I will be the first to admit that I struggle with patience. As a leader, it is one of the biggest qualities that I pray for. Most of the time, I can bite my tongue and be a good sport, but when someone causes a big problem at an event I am running or with a project I’m in charge of, I’m not always at my best, to say the least.

In order to tame myself and help build people up, I have trained myself to take a deep breath and ask two questions before I confront people that have made a mistake:

Is it worth being said?

Are you confronting this person because you can use it as a teaching opportunity, or do you just want to “let them have it?” Unfortunately, many of us tend to identify with the latter. I mean, it feels good, right? It helps us feel like there is a little bit of justice. We think, “They totally deserve it.” But where is the grace in that?
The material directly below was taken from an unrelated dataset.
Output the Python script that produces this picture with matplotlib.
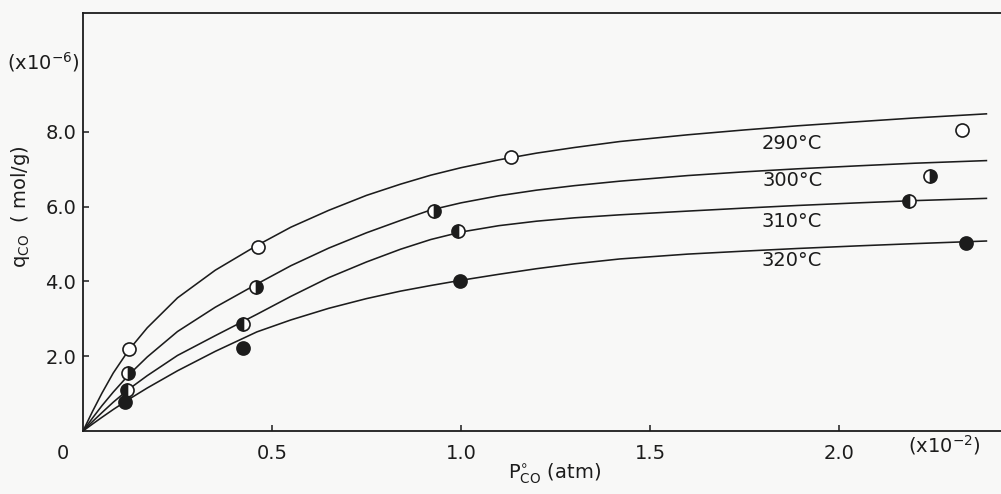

Why are we forgetting that we are capable of mistakes as well? Most of the time, the person knows they made a mistake and us coming up to remind them of that won’t make it better. Don’t confront unless you have an opportunity to teach someone or to help him or her grow.

How am I going to say it?

The first question doesn’t mean anything unless you have the tone to match. One time, one of the team members that runs our computer graphics accidentally deleted the teaching video from our computer. We had to improvise and had almost a minute of “dead time” where nothing was happening on stage. It was ROUGH. After the service, I knew that this was a teaching opportunity and that a conversation was needed. But my tone did not back up my intention. I used phrases like, “How did this even happen?” and “Why didn’t you check the playlist before service even started?” I hurt her feelings and made her feel totally dumb. As soon as I left, I knew I needed to apologize. It was a wasted opportunity to improve her as a team member and encourage her at a time when she didn’t feel great about herself. The way you say it is radically important.

Surely I’m not the only one who has struggled with this. Spend some time to reflect on how you handle those situations. Do you show grace?